There is no possible way that James Madison and the others involved in the collaborative effort of drafting the marvellous document that is the Constitution of the United States could ever have anticipated septuagenarians and octogenarians among the membership of the Supreme Court.

As sacred as the Constitution is, that situation should be remedied via an amendment if America truly wishes to have justices reflect a cross section of the American people.

If it is decided to continue having the president nominate and the Senate to give its advice and consent in confirmation, one term of ten years would be more than appropriate and reasonable.

Electing justices by popular vote is another option. Though more ticklish since it would make SCOTUS subject to the passing whims of the people, that option is still worth consideration to make the Court more representative of the electorate.

The inspiration for all of the foregoing is that the Supreme Court that will re-convene next October is horrendously misbalanced.

Assuming the confirmation of the latest nominee, Solicitor General Elena Kagan, the new court will have, as it has now, a near-perfect racial cross section of America with Clarence Thomas as a sitting justice. However, there will still be a gender imbalance with only 3 women.

As for religious balance, it will be nowhere near what the Founders envisioned and that situation should be rectified.

For the record, I happen to be a Catholic but it’s patently unfair to have two minority religions, Catholics and Jews, constituting the entire membership of the principal judicial body in America while the majority religion, Protestantism, is not represented at all.
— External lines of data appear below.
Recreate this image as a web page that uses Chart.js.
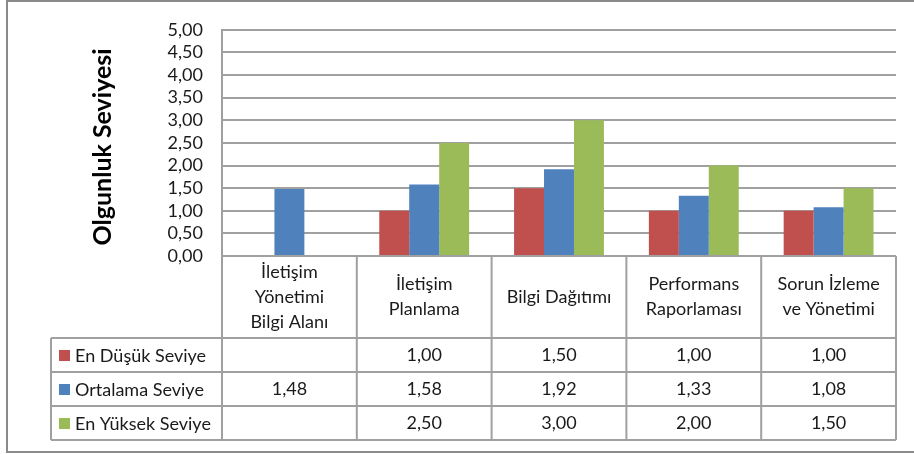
<!DOCTYPE html>
<html>
<head>
<meta charset="utf-8">
<script src="https://cdn.jsdelivr.net/npm/chart.js@4.4.1/dist/chart.umd.min.js"></script>
<style>
  html, body { margin: 0; padding: 0; background: #ffffff; }
  #wrap { width: 914px; height: 454px; position: relative; }
</style>
</head>
<body>
<div id="wrap"><canvas id="c" width="914" height="454"></canvas></div>
<script>
// ---- data ----
const categories = [
  ["İletişim", "Yönetimi", "Bilgi Alanı"],
  ["İletişim", "Planlama"],
  ["Bilgi Dağıtımı"],
  ["Performans", "Raporlaması"],
  ["Sorun İzleme", "ve Yönetimi"]
];
const seriesNames = ["En Düşük Seviye", "Ortalama Seviye", "En Yüksek Seviye"];
const lowValues  = [null, 1.00, 1.50, 1.00, 1.00];
const avgValues  = [1.48, 1.58, 1.92, 1.33, 1.08];
const highValues = [null, 2.50, 3.00, 2.00, 1.50];
const yTicks = [0, 0.5, 1, 1.5, 2, 2.5, 3, 3.5, 4, 4.5, 5];
const yTitle = "Olgunluk Seviyesi";

const colors = ["#C0504D", "#4F81BD", "#9BBB59"];
const FONT = "Lato";
const FS = 18;
const TEXT = "#1a1a1a";
const LINE = "#a0a0a0";

function fmt(v) { return v == null ? "" : v.toFixed(2).replace(".", ","); }

const tablePlugin = {
  id: "dataTable",
  afterDraw(chart) {
    const ctx = chart.ctx;
    const xs = chart.scales.x;
    const ca = chart.chartArea;
    const n = categories.length;
    // category boundaries from the scale
    const half = (xs.getPixelForValue(1) - xs.getPixelForValue(0)) / 2;
    const bounds = [];
    for (let i = 0; i < n; i++) bounds.push(xs.getPixelForValue(i) - half);
    bounds.push(xs.getPixelForValue(n - 1) + half);

    const top = ca.bottom;
    const headerBottom = 338;
    const rowH = 34;
    const rows = [headerBottom, headerBottom + rowH, headerBottom + 2 * rowH, headerBottom + 3 * rowH];
    const legendLeft = 51;

    ctx.save();
    ctx.strokeStyle = LINE;
    ctx.lineWidth = 2;
    ctx.beginPath();
    // horizontal lines
    rows.forEach(y => { ctx.moveTo(legendLeft, y); ctx.lineTo(bounds[n], y); });
    // vertical lines
    ctx.moveTo(legendLeft, rows[0]); ctx.lineTo(legendLeft, rows[3]);
    bounds.forEach(x => { ctx.moveTo(x, top); ctx.lineTo(x, rows[3]); });
    ctx.stroke();

    ctx.fillStyle = TEXT;
    ctx.font = FS + "px " + FONT;
    ctx.textAlign = "center";
    ctx.textBaseline = "middle";
    const lh = 25;
    const hc = (top + headerBottom) / 2;
    categories.forEach((lines, i) => {
      const cx = xs.getPixelForValue(i);
      const y0 = hc - (lines.length - 1) * lh / 2;
      lines.forEach((t, k) => ctx.fillText(t, cx, y0 + k * lh));
    });
    const data = [lowValues, avgValues, highValues];
    data.forEach((arr, r) => {
      const cy = rows[r] + rowH / 2;
      arr.forEach((v, i) => ctx.fillText(fmt(v), xs.getPixelForValue(i), cy));
      // legend key
      ctx.fillStyle = colors[r];
      ctx.fillRect(59, cy - 5, 11, 11);
      ctx.fillStyle = TEXT;
      ctx.textAlign = "left";
      ctx.fillText(seriesNames[r], 75, cy + 1);
      ctx.textAlign = "center";
    });

    // y axis title
    ctx.save();
    ctx.translate(103, (ca.top + ca.bottom) / 2 + 4);
    ctx.rotate(-Math.PI / 2);
    ctx.font = "bold 25px " + FONT;
    ctx.fillStyle = "#000";
    ctx.fillText(yTitle, 0, 0);
    ctx.restore();

    // outer border
    ctx.strokeStyle = "#8a8a8a";
    ctx.lineWidth = 2;
    ctx.strokeRect(7, 1, 930, 451);
    ctx.restore();
  }
};

new Chart(document.getElementById("c"), {
  type: "bar",
  data: {
    labels: categories.map(l => l.join(" ")),
    datasets: [
      { label: seriesNames[0], data: lowValues, backgroundColor: colors[0] },
      { label: seriesNames[1], data: avgValues, backgroundColor: colors[1] },
      { label: seriesNames[2], data: highValues, backgroundColor: colors[2] }
    ]
  },
  options: {
    responsive: false,
    animation: false,
    devicePixelRatio: 1,
    categoryPercentage: 2 / 3,
    barPercentage: 1,
    layout: { padding: { top: 29, right: 18, bottom: 198, left: 0 } },
    plugins: { legend: { display: false }, tooltip: { enabled: false }, title: { display: false } },
    scales: {
      x: { display: false },
      y: {
        min: 0, max: 5,
        afterFit(s) { s.width = 222; },
        afterBuildTicks(s) { s.ticks = yTicks.map(v => ({ value: v })); },
        ticks: {
          autoSkip: false,
          padding: 19,
          color: TEXT,
          font: { family: FONT, size: FS },
          callback: v => fmt(v)
        },
        grid: { color: LINE, lineWidth: 2, drawTicks: false },
        border: { display: true, color: LINE, width: 2 }
      }
    }
  },
  plugins: [tablePlugin]
});
</script>
</body>
</html>
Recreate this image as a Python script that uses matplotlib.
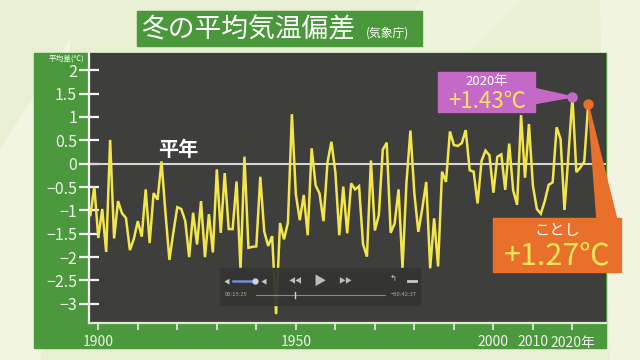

When she is confirmed by the Senate, Kagan will become the third justice of the Jewish persuasion on SCOTUS out of a total of nine. The simplest of math says that 3 of 9 = 33 1/3% with the remaining six seats held by Catholics, or 66 2/3%. The only “problem” with those numbers is that only 2% of Americans are Jewish while 25% are Catholic and 55% are Protestants.

There’s a clear inequity on SCOTUS. Over half the country will not be represented on the highest court in the land.

Something is seriously amok with the Supreme Court and the only plausible rectification is term limits so that one particular president isn’t able to perpetuate his personal ideology for 30 years or more by stacking the Court. Even better, a one-term limit and popular election of SCOTUS justices might be the best alternatives to what we have now.

I feel certain that, under the present circumstances, the Founding Fathers would be happier with the change.